Seeing the way global imperialism
has been once again hyperactive with its ideologies and armies, one
can only rely upon the working classes of the world to defend these
movements for social transformation with their “fraternal concurrence”.
They must realise their “duty to master themselves the mysteries
of international politics; to watch the diplomatic acts of their respective
governments; to counteract them, if necessary, by all means in their
power; when unable to prevent, to combine in simultaneous denunciations,
and to vindicate the simple laws or morals and justice, which ought
to govern the relations of private individuals, as the rules paramount
of the intercourse of nations. The fight for such a foreign policy forms
part of the general struggle for the emancipation of the working classes.”(8)
Notes:
(1) “Interview with
Prachanda”, The Hindu (excerpts published on February 8, 9 and
10, 2006) Full text: http://www.hindu.com/thehindu/nic/maoist.htm
(2) Randhir Singh (2005),
“Foreword” in Baburam Bhattarai, Monarchy Vs. Democracy:
The Epic Fight in Nepal, Samkaleen Teesari Duniya, New Delhi, pp.vii.
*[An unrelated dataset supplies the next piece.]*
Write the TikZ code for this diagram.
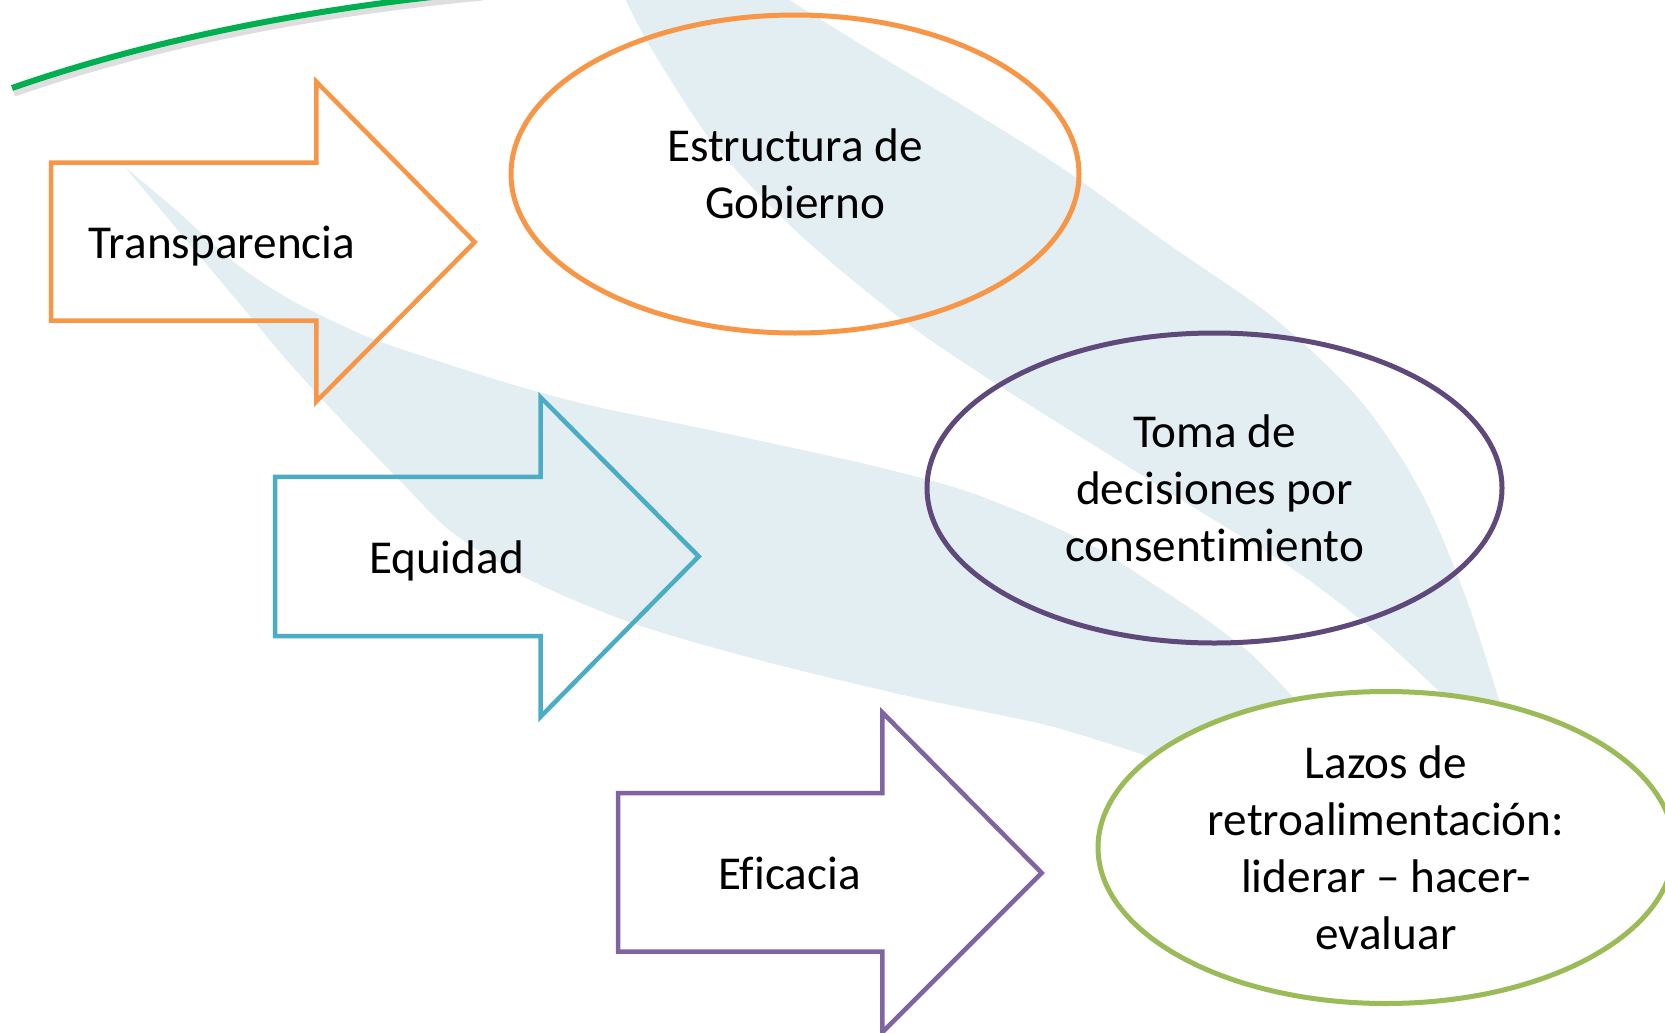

Available at: http://monthlyreview.org/0605singh.htm
(3) Karl Marx & Friedrich Engels (1848), The Manifesto of the Communist
Party (Chapter 1). Available at:
http://www.marxists.org/archive/marx/works/1848/communist-manifesto/ch01.htm
(4) Michael Lebowitz (2003),
Beyond Capital (2nd Edition), Palgrave, pp.196
(5) Ralph Miliband (1982),
Capitalist Democracy in Britain, Oxford University Press, Oxford, pp.38
(6) Michael Lebowitz (2005),
“Constructing Co-Management in Venezuela: Contradictions along
the Path”. Available at: http://mrzine.monthlyreview.org/lebowitz241005.html
(7) Baburam Bhattarai (2003),
The Nature of Underdevelopment and Regional Structure of Nepal: A Marxist
Analysis, Adroit Publishers, Delhi, pp.46
(8) Karl Marx (1864), “Inaugural
Address of the International Working Men’s Association”.